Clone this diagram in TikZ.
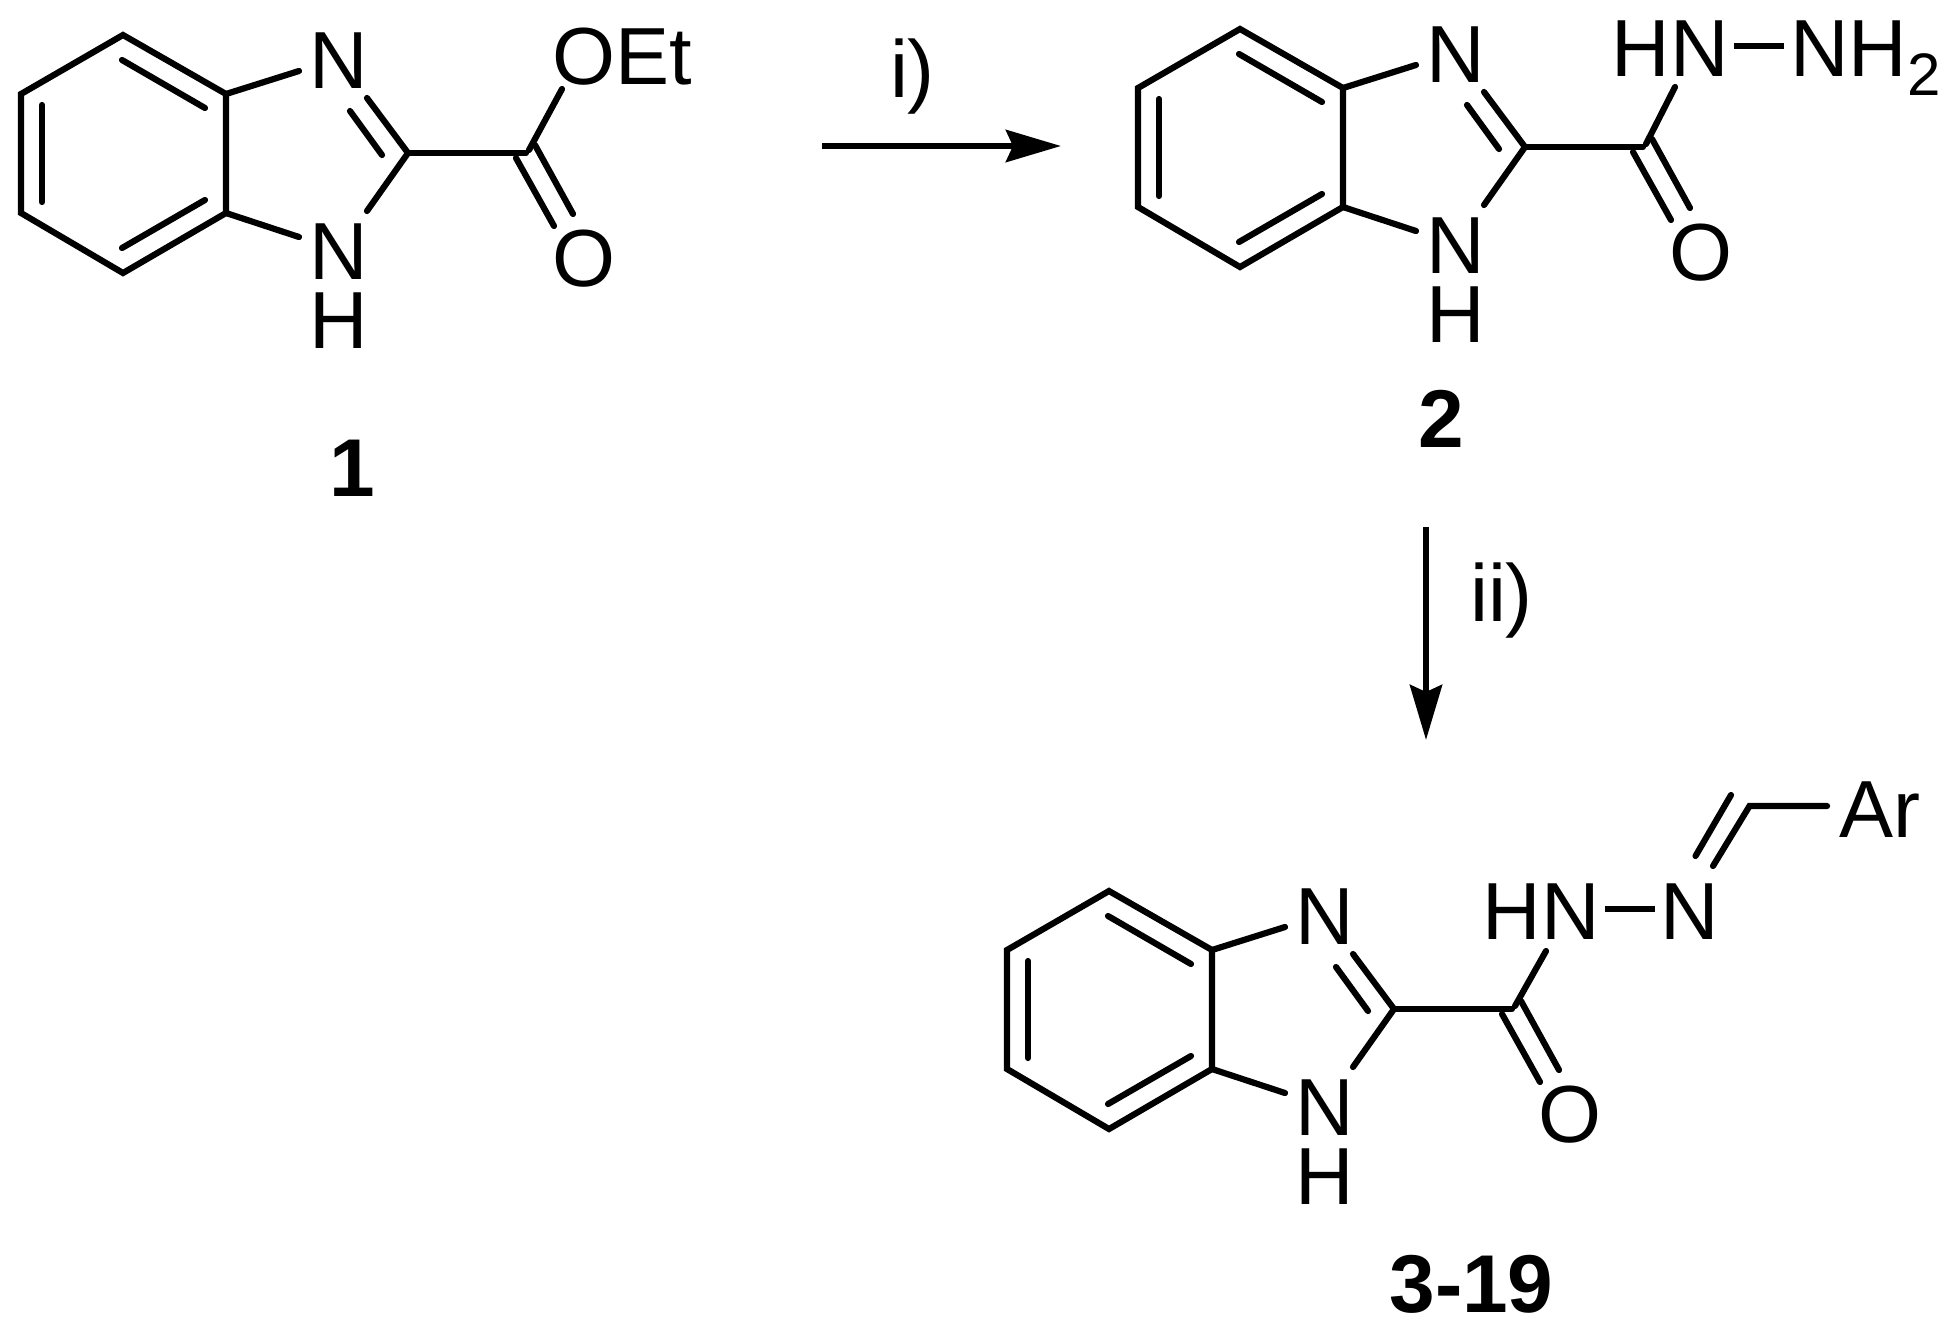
\documentclass[tikz,border=0pt]{standalone}
\usepackage{fontspec}
\setmainfont{Liberation Sans}
\usetikzlibrary{arrows.meta}
\tikzset{
  bond/.style={line width=6.2pt,line cap=round,line join=miter,black},
  atom/.style={inner sep=0pt,outer sep=0pt,anchor=base,font=\fontsize{81}{81}\selectfont},
  atomw/.style={atom,anchor=base west},
  cmpd/.style={inner sep=0pt,outer sep=0pt,anchor=base,font=\fontsize{82}{82}\selectfont\bfseries},
  rxn/.style={line width=6.5pt,-{Stealth[length=55pt,width=32pt,inset=7pt]}}
}
\newcommand{\benzimid}[4]{%
  \begin{scope}[shift={(#2,#3)}]
    \coordinate (#1-r1) at (123,35);
    \coordinate (#1-r2) at (21,94);
    \coordinate (#1-r3) at (21,213);
    \coordinate (#1-r4) at (123,273);
    \coordinate (#1-r5) at (226,213);
    \coordinate (#1-r6) at (226,94);
    \coordinate (#1-i1a) at (122,60);  \coordinate (#1-i1b) at (205,108);
    \coordinate (#1-i2a) at (42,105);  \coordinate (#1-i2b) at (42,202);
    \coordinate (#1-i3a) at (205,200); \coordinate (#1-i3b) at (122,248);
    \coordinate (#1-n1) at (299,71);
    \coordinate (#1-n3) at (299,237);
    \coordinate (#1-c2) at (408,153);
    \coordinate (#1-d1) at (367,98);
    \coordinate (#1-d2a) at (350,111); \coordinate (#1-d2b) at (382,155);
    \coordinate (#1-n4) at (367,211);
    \coordinate (#1-co) at (526,153);
    \coordinate (#1-o1a) at (535,145); \coordinate (#1-o1b) at (573,214);
    \coordinate (#1-o2a) at (516,158); \coordinate (#1-o2b) at (554,226);
    \coordinate (#1-os) at (529,150);
    \coordinate (#1-top) at (#4);
    \node[atom] (#1-Nup) at (338.5,88) {N};
    \node[atom] (#1-Nlo) at (338.5,279) {N};
    \node[atom] (#1-H) at (338.5,348) {H};
    \node[atom] (#1-O) at (584,286) {O};
    \draw[bond] (#1-r1) -- (#1-r2) -- (#1-r3) -- (#1-r4) -- (#1-r5) -- (#1-r6) -- cycle;
    \draw[bond] (#1-i1a) -- (#1-i1b);
    \draw[bond] (#1-i2a) -- (#1-i2b);
    \draw[bond] (#1-i3a) -- (#1-i3b);
    \draw[bond] (#1-r6) -- (#1-n1);
    \draw[bond] (#1-r5) -- (#1-n3);
    \draw[bond] (#1-d1) -- (#1-c2) -- (#1-n4);
    \draw[bond] (#1-d2a) -- (#1-d2b);
    \draw[bond] (#1-c2) -- (#1-co);
    \draw[bond] (#1-o1a) -- (#1-o1b);
    \draw[bond] (#1-o2a) -- (#1-o2b);
    \draw[bond] (#1-os) -- (#1-top);
  \end{scope}}
\begin{document}
\begin{tikzpicture}[x=1pt,y=-1pt]
  \useasboundingbox (0,0) rectangle (1953,1336);
  % compound 1
  \benzimid{a}{0}{0}{562,89}
  \node[atomw] (oet) at (552,84) {OEt};
  \node[cmpd,anchor=base west] (l1) at (329,496) {1};
  % compound 2
  \benzimid{b}{1117}{-6}{558,93}
  \node[atomw] (hn2) at (1611.5,76) {HN};
  \node[atomw] (nh2) at (1790,76) {NH\raisebox{-19pt}{\fontsize{60}{60}\selectfont 2}};
  \coordinate (b-ha) at (1734,46);
  \coordinate (b-hb) at (1784,46);
  \draw[bond,line cap=butt] (b-ha) -- (b-hb);
  \node[cmpd] (l2) at (1441,447) {2};
  % compound 3-19
  \benzimid{c}{986}{856}{560,95}
  \node[atomw] (hn3) at (1482.5,939.5) {HN};
  \node[atom] (n3) at (1690,939.5) {N};
  \node[atomw] (ar) at (1839,837) {Ar};
  \coordinate (c-ha) at (1605,909);
  \coordinate (c-hb) at (1655,909);
  \coordinate (c-e1a) at (1713,866);
  \coordinate (c-ch) at (1749.5,806);
  \coordinate (c-e2a) at (1695.5,856);
  \coordinate (c-e2b) at (1731,795);
  \coordinate (c-ar) at (1827,806);
  \draw[bond,line cap=butt] (c-ha) -- (c-hb);
  \draw[bond] (c-e1a) -- (c-ch) -- (c-ar);
  \draw[bond] (c-e2a) -- (c-e2b);
  \node[cmpd] (l3) at (1471.5,1312) {3-19};
  % arrows
  \coordinate (a1s) at (822,146);
  \coordinate (a1e) at (1061,146);
  \draw[rxn] (a1s) -- (a1e);
  \node[atomw] (ri) at (890,97) {i)};
  \coordinate (a2s) at (1426,527);
  \coordinate (a2e) at (1426,740);
  \draw[rxn] (a2s) -- (a2e);
  \node[atomw] (rii) at (1470,621) {ii)};
\end{tikzpicture}
\end{document}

* * *

» **Set exercise**
Every line of the material is to be quoted exactly, with no pictures carried over.

» **Task response**
Clone this diagram in TikZ.
\documentclass[tikz,border=0pt]{standalone}
\usepackage{fontspec}
\setmainfont{Liberation Sans}
\usetikzlibrary{arrows.meta}
\tikzset{
  bond/.style={line width=6.2pt,line cap=round,line join=miter,black},
  atom/.style={inner sep=0pt,outer sep=0pt,anchor=base,font=\fontsize{81}{81}\selectfont},
  atomw/.style={atom,anchor=base west},
  cmpd/.style={inner sep=0pt,outer sep=0pt,anchor=base,font=\fontsize{82}{82}\selectfont\bfseries},
  rxn/.style={line width=6.5pt,-{Stealth[length=55pt,width=32pt,inset=7pt]}}
}
\newcommand{\benzimid}[4]{%
  \begin{scope}[shift={(#2,#3)}]
    \coordinate (#1-r1) at (123,35);
    \coordinate (#1-r2) at (21,94);
    \coordinate (#1-r3) at (21,213);
    \coordinate (#1-r4) at (123,273);
    \coordinate (#1-r5) at (226,213);
    \coordinate (#1-r6) at (226,94);
    \coordinate (#1-i1a) at (122,60);  \coordinate (#1-i1b) at (205,108);
    \coordinate (#1-i2a) at (42,105);  \coordinate (#1-i2b) at (42,202);
    \coordinate (#1-i3a) at (205,200); \coordinate (#1-i3b) at (122,248);
    \coordinate (#1-n1) at (299,71);
    \coordinate (#1-n3) at (299,237);
    \coordinate (#1-c2) at (408,153);
    \coordinate (#1-d1) at (367,98);
    \coordinate (#1-d2a) at (350,111); \coordinate (#1-d2b) at (382,155);
    \coordinate (#1-n4) at (367,211);
    \coordinate (#1-co) at (526,153);
    \coordinate (#1-o1a) at (535,145); \coordinate (#1-o1b) at (573,214);
    \coordinate (#1-o2a) at (516,158); \coordinate (#1-o2b) at (554,226);
    \coordinate (#1-os) at (529,150);
    \coordinate (#1-top) at (#4);
    \node[atom] (#1-Nup) at (338.5,88) {N};
    \node[atom] (#1-Nlo) at (338.5,279) {N};
    \node[atom] (#1-H) at (338.5,348) {H};
    \node[atom] (#1-O) at (584,286) {O};
    \draw[bond] (#1-r1) -- (#1-r2) -- (#1-r3) -- (#1-r4) -- (#1-r5) -- (#1-r6) -- cycle;
    \draw[bond] (#1-i1a) -- (#1-i1b);
    \draw[bond] (#1-i2a) -- (#1-i2b);
    \draw[bond] (#1-i3a) -- (#1-i3b);
    \draw[bond] (#1-r6) -- (#1-n1);
    \draw[bond] (#1-r5) -- (#1-n3);
    \draw[bond] (#1-d1) -- (#1-c2) -- (#1-n4);
    \draw[bond] (#1-d2a) -- (#1-d2b);
    \draw[bond] (#1-c2) -- (#1-co);
    \draw[bond] (#1-o1a) -- (#1-o1b);
    \draw[bond] (#1-o2a) -- (#1-o2b);
    \draw[bond] (#1-os) -- (#1-top);
  \end{scope}}
\begin{document}
\begin{tikzpicture}[x=1pt,y=-1pt]
  \useasboundingbox (0,0) rectangle (1953,1336);
  % compound 1
  \benzimid{a}{0}{0}{562,89}
  \node[atomw] (oet) at (552,84) {OEt};
  \node[cmpd,anchor=base west] (l1) at (329,496) {1};
  % compound 2
  \benzimid{b}{1117}{-6}{558,93}
  \node[atomw] (hn2) at (1611.5,76) {HN};
  \node[atomw] (nh2) at (1790,76) {NH\raisebox{-19pt}{\fontsize{60}{60}\selectfont 2}};
  \coordinate (b-ha) at (1734,46);
  \coordinate (b-hb) at (1784,46);
  \draw[bond,line cap=butt] (b-ha) -- (b-hb);
  \node[cmpd] (l2) at (1441,447) {2};
  % compound 3-19
  \benzimid{c}{986}{856}{560,95}
  \node[atomw] (hn3) at (1482.5,939.5) {HN};
  \node[atom] (n3) at (1690,939.5) {N};
  \node[atomw] (ar) at (1839,837) {Ar};
  \coordinate (c-ha) at (1605,909);
  \coordinate (c-hb) at (1655,909);
  \coordinate (c-e1a) at (1713,866);
  \coordinate (c-ch) at (1749.5,806);
  \coordinate (c-e2a) at (1695.5,856);
  \coordinate (c-e2b) at (1731,795);
  \coordinate (c-ar) at (1827,806);
  \draw[bond,line cap=butt] (c-ha) -- (c-hb);
  \draw[bond] (c-e1a) -- (c-ch) -- (c-ar);
  \draw[bond] (c-e2a) -- (c-e2b);
  \node[cmpd] (l3) at (1471.5,1312) {3-19};
  % arrows
  \coordinate (a1s) at (822,146);
  \coordinate (a1e) at (1061,146);
  \draw[rxn] (a1s) -- (a1e);
  \node[atomw] (ri) at (890,97) {i)};
  \coordinate (a2s) at (1426,527);
  \coordinate (a2e) at (1426,740);
  \draw[rxn] (a2s) -- (a2e);
  \node[atomw] (rii) at (1470,621) {ii)};
\end{tikzpicture}
\end{document}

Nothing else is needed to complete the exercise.